Rotina espartana na filmagen de "300"

Filmar "300" foi uma experiência complexa e algo abstrata para todos os envolvidos, pelo que se pôde depreender do junket com os atores principais e o diretor do filme, há dez dias no Rio de Janeiro (junket são entrevistas em série dadas num hotel para uma multidão de jornalistas). A única que não se lembrou das filmagens como uma provação física foi a atriz Lena Headey, que interpreta a rainha Gorgo de Esparta.

"A equipe era muito simpática, eu estava no meio de um monte de homens pelados e, ao contrário deles, não tive que fazer musculação", diz ela. "Tudo o que eu fiz foi comer", acrescenta, aliviada por não ter tido de seguir a dieta de queijo branco e uvas a que muitos atores foram submetidos. Além disso, a atriz ressalta que, como aparece relativamente pouco no filme, não precisou passar quatro meses no Canadá, onde "300" foi rodado praticamente na íntegra, em estúdio. O que lhe tomava tempo era cruzar todos os panos da toga na hora de se vestir. "Era um teste de geometria", lembra.

Pescoço duro

Rodrigo Santoro, no papel de Xerxes, o imperador da Pérsia, também não ficou muito tempo por lá, mas foi obrigado a se sacrificar um pouco mais. Além de ter entrado no programa de exercícios intensos -- "mas não para ficar musculoso, apenas longilíneo" --, ele passava por cinco horas diárias de maquiagem. Rodrigo diz que conseguiu dar um fim produtivo para esses períodos de quase imobilidade. Ouvia música com fones de ouvido, entrava num "processo meditativo" e tentava encontrar a humanidade de um personagem que é apresentado como sobre-humano: mede três metros de altura, voz de trovão alterada eletronicamente, não tem pêlos nem cabelos e usa os escravos como escada.

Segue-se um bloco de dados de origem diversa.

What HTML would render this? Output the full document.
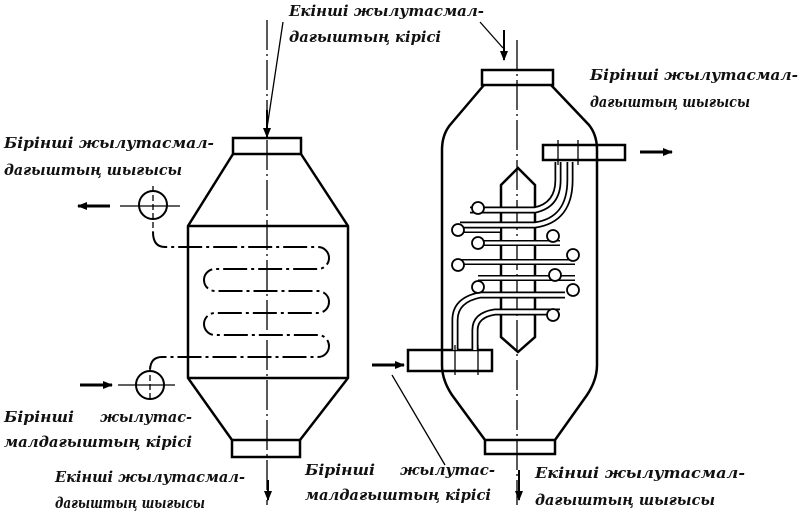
<!DOCTYPE html>
<html><head><meta charset="utf-8"><style>
html,body{margin:0;padding:0;background:#fff;}
svg{display:block}
text{font-family:"DejaVu Serif",serif;font-style:italic;font-weight:bold;font-size:15px;fill:#111;}
</style></head><body>
<svg width="800" height="514" viewBox="0 0 800 514" xmlns="http://www.w3.org/2000/svg">
<defs><marker id="a" markerWidth="10" markerHeight="8" refX="9" refY="4" orient="auto" markerUnits="userSpaceOnUse"><path d="M0,0 L10,4 L0,8 Z" fill="#000"/></marker></defs>
<g fill="none" stroke="#000" stroke-width="2.5">
<rect x="233" y="138" width="68" height="16"/>
<path d="M233,154 L188,226 L188,378 L232,440 M301,154 L348,226 L348,378 L300,440 M188,226 L348,226 M188,378 L348,378"/>
<rect x="232" y="440" width="68" height="17"/>
</g>
<g fill="none" stroke="#000" stroke-width="1.3">
<line x1="267" y1="20" x2="267" y2="505" stroke-dasharray="30,4,2,4"/>
<line x1="283" y1="22" x2="267" y2="128"/>
<circle cx="153" cy="205" r="14" stroke-width="2"/>
<circle cx="150" cy="385" r="14" stroke-width="2"/>
<line x1="120" y1="206" x2="180" y2="206"/><line x1="153" y1="186" x2="153" y2="232" stroke-dasharray="6,3"/>
<line x1="118" y1="385" x2="175" y2="385"/><line x1="150" y1="366" x2="150" y2="400" stroke-dasharray="6,3"/>
<path d="M153,232 Q153,247 165,247 L318,247 A11,11 0 0 1 318,269 L215,269 A11,11 0 0 0 215,291 L318,291 A11,11 0 0 1 318,313 L215,313 A11,11 0 0 0 215,335 L318,335 A11,11 0 0 1 318,357 L162,357 Q150,357 150,371" stroke-width="2" stroke-dasharray="24,4,3,4"/>
</g>
<g stroke="#000" stroke-width="3" marker-end="url(#a)">
<line x1="110" y1="206" x2="78" y2="206"/>
<line x1="80" y1="385" x2="112" y2="385"/>
<line x1="267" y1="110" x2="267" y2="137" stroke-width="2"/>
<line x1="372" y1="365" x2="404" y2="365"/>
<line x1="640" y1="152" x2="672" y2="152"/>
<line x1="504" y1="30" x2="504" y2="60" stroke-width="2"/>
<line x1="519" y1="470" x2="519" y2="500" stroke-width="2"/>
<line x1="268" y1="480" x2="268" y2="500" stroke-width="2"/>
</g>
<g fill="none" stroke="#000" stroke-width="2.5">
<rect x="482" y="70" width="71" height="15"/>
<path d="M484,85 L450,125 Q442,135 442,150 L442,365 Q442,380 452,395 L485,440 M551,85 L589,125 Q597,135 597,150 L597,365 Q597,380 587,395 L555,440"/>
<rect x="485" y="440" width="70" height="14"/>
<rect x="543" y="145" width="82" height="15"/>
<rect x="408" y="350" width="84" height="21"/>
<path d="M518,168 L535,185 L535,337 L518,352 L501,337 L501,185 Z"/>
</g>
<g fill="none" stroke="#000" stroke-width="1.3">
<line x1="517" y1="40" x2="517" y2="505" stroke-dasharray="30,4,2,4"/>
<line x1="480" y1="22" x2="503" y2="48"/>
<line x1="392" y1="375" x2="445" y2="465"/>
<path d="M558,162 L558,180 Q558,205 535,210 L470,210 M570,162 L570,180 Q570,220 535,225 L460,225" stroke-width="7" stroke="#000"/>
<path d="M558,162 L558,180 Q558,205 535,210 L470,210 M570,162 L570,180 Q570,220 535,225 L460,225" stroke-width="3.5" stroke="#fff"/>
<path d="M455,350 L455,320 Q455,300 480,295 L565,295 M475,350 L475,330 Q475,315 495,312 L560,312" stroke-width="7" stroke="#000"/>
<path d="M455,350 L455,320 Q455,300 480,295 L565,295 M475,350 L475,330 Q475,315 495,312 L560,312" stroke-width="3.5" stroke="#fff"/>
<g stroke-width="6"><line x1="478" y1="243" x2="560" y2="243"/><line x1="458" y1="262" x2="575" y2="262"/><line x1="478" y1="278" x2="575" y2="278"/><line x1="458" y1="230" x2="500" y2="230"/></g>
<g stroke-width="3" stroke="#fff"><line x1="478" y1="243" x2="560" y2="243"/><line x1="458" y1="262" x2="575" y2="262"/><line x1="478" y1="278" x2="575" y2="278"/><line x1="458" y1="230" x2="500" y2="230"/></g>
<g stroke-width="1.8" fill="#fff">
<circle cx="478" cy="208" r="6"/><circle cx="458" cy="230" r="6"/><circle cx="478" cy="243" r="6"/><circle cx="458" cy="265" r="6"/><circle cx="478" cy="287" r="6"/>
<circle cx="553" cy="236" r="6"/><circle cx="573" cy="255" r="6"/><circle cx="555" cy="275" r="6"/><circle cx="573" cy="290" r="6"/><circle cx="553" cy="315" r="6"/>
</g>
<line x1="558" y1="140" x2="558" y2="165"/><line x1="578" y1="140" x2="578" y2="165"/>
<line x1="455" y1="345" x2="455" y2="375"/><line x1="478" y1="345" x2="478" y2="375"/>
</g>
<text x="289" y="16" textLength="195" lengthAdjust="spacingAndGlyphs">Екінші  жылутасмал-</text>
<text x="289" y="42" textLength="152" lengthAdjust="spacingAndGlyphs">дағыштың кірісі</text>
<text x="590" y="80" textLength="208" lengthAdjust="spacingAndGlyphs">Бірінші жылутасмал-</text>
<text x="590" y="107" textLength="160" lengthAdjust="spacingAndGlyphs">дағыштың шығысы</text>
<text x="4" y="148" textLength="210" lengthAdjust="spacingAndGlyphs">Бірінші жылутасмал-</text>
<text x="4" y="175" textLength="178" lengthAdjust="spacingAndGlyphs">дағыштың шығысы</text>
<text x="4" y="422" textLength="70" lengthAdjust="spacingAndGlyphs">Бірінші</text>
<text x="100" y="422" textLength="92" lengthAdjust="spacingAndGlyphs">жылутас-</text>
<text x="4" y="447" textLength="188" lengthAdjust="spacingAndGlyphs">малдағыштың кірісі</text>
<text x="55" y="482" textLength="190" lengthAdjust="spacingAndGlyphs">Екінші жылутасмал-</text>
<text x="55" y="508" textLength="150" lengthAdjust="spacingAndGlyphs">дағыштың шығысы</text>
<text x="305" y="475" textLength="70" lengthAdjust="spacingAndGlyphs">Бірінші</text>
<text x="400" y="475" textLength="95" lengthAdjust="spacingAndGlyphs">жылутас-</text>
<text x="305" y="500" textLength="186" lengthAdjust="spacingAndGlyphs">малдағыштың кірісі</text>
<text x="535" y="478" textLength="210" lengthAdjust="spacingAndGlyphs">Екінші жылутасмал-</text>
<text x="535" y="505" textLength="180" lengthAdjust="spacingAndGlyphs">дағыштың шығысы</text>
</svg>
</body></html>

Embora pouco vestido, Rodrigo teve de cobrir-se de metal pesado. "Aquelas argolas no pescoço eram grossas e estreitas e os piercings ficavam colados no rosto", diz ele. "Eu não podia fazer movimentos bruscos para que eles não voassem e porque meu pescoço estava duro. Tive de desenvolver uma linguagem corporal sutil e fluida para o Xerxes." Completando a situação adversa, ele usava uma capa "pesada e comprida". "Vinham uns caras atrás de mim", Rodrigo informa.

Universo virtual

O que o espectador vê ou não vê no filme (como os caras atrás do ator) praticamente nada tem a ver com o que se passou no set. Xerxes aparece quase sempre cercado de muita gente, mas Rodrigo só contracenou com dois atores, Gerard Butler, que faz o rei Leônidas de Esparta, e Andrew Tiernan, o desfigurado corcunda Elfiates. Rodrigo se apressa em dizer que este sofreu bem mais do que ele. Sua maquiagem era praticamente uma roupa de látex. "Ele ficava derretendo lá dentro e só podia se alimentar de líquidos, com canudinho."

Rodrigo não lamenta a escassa convivência com o elenco de "300". Pelo contrário. Segundo ele, quando se candidatou ao papel, sua intenção era justamente conhecer como se faz um filme de fantasia, "o universo virtual do chroma-key", aquele fundo azul que depois é povoado de figurantes e cenários. "O grande barato é que a gente está lá sozinho" diz Rodrigo. "É imaginação pura."


Era nessa atmosfera desértica que o Exército de Leônidas, e o próprio Leônidas, sofriam todo dia. A preparação física concentrada começou dois meses antes da filmagem e prosseguiu diariamente, com levantamento e arremesso de peso, dietas e torneios que previam prêmios e penalidades. Gerard Butler, que começou a malhar quatro meses antes de entrar em estúdio, admite que essa foi a pior parte do trabalho. "Mas isso eu já sabia. Desafiador mesmo foi dar vida a um personagem que é um brutamontes filho da puta", diz Butler, que cultiva a franqueza tradicionalmente associada aos nativos da Escócia, como ele.

Surpreendentemente, a fórmula que ele encontrou para construir Leônidas foi "manter a escuridão a seu redor o tempo todo". Se ele parece expressar emoções diferentes a cada cena, afirma, é por pura responsabilidade do espectador e do enredo. "Eu, como ator, faço Leônidas olhar para sua mulher como olha para um de seus soldados", diz Butler. Sobre a graphic novel de Frank Miller em que o filme se baseia com firme intenção de fidelidade, Butler declara: "Já ouvi falar." Para ele, "o filme não é sobre uma história em quadrinhos; é sobre acontecimentos de 2.500 anos atrás". Na entrevista seguinte, o diretor Zack Snyder, que não tinha ouvido o que Butler havia dito, foi categórico: "O filme não é sobre eventos históricos; é sobre uma história em quadrinhos."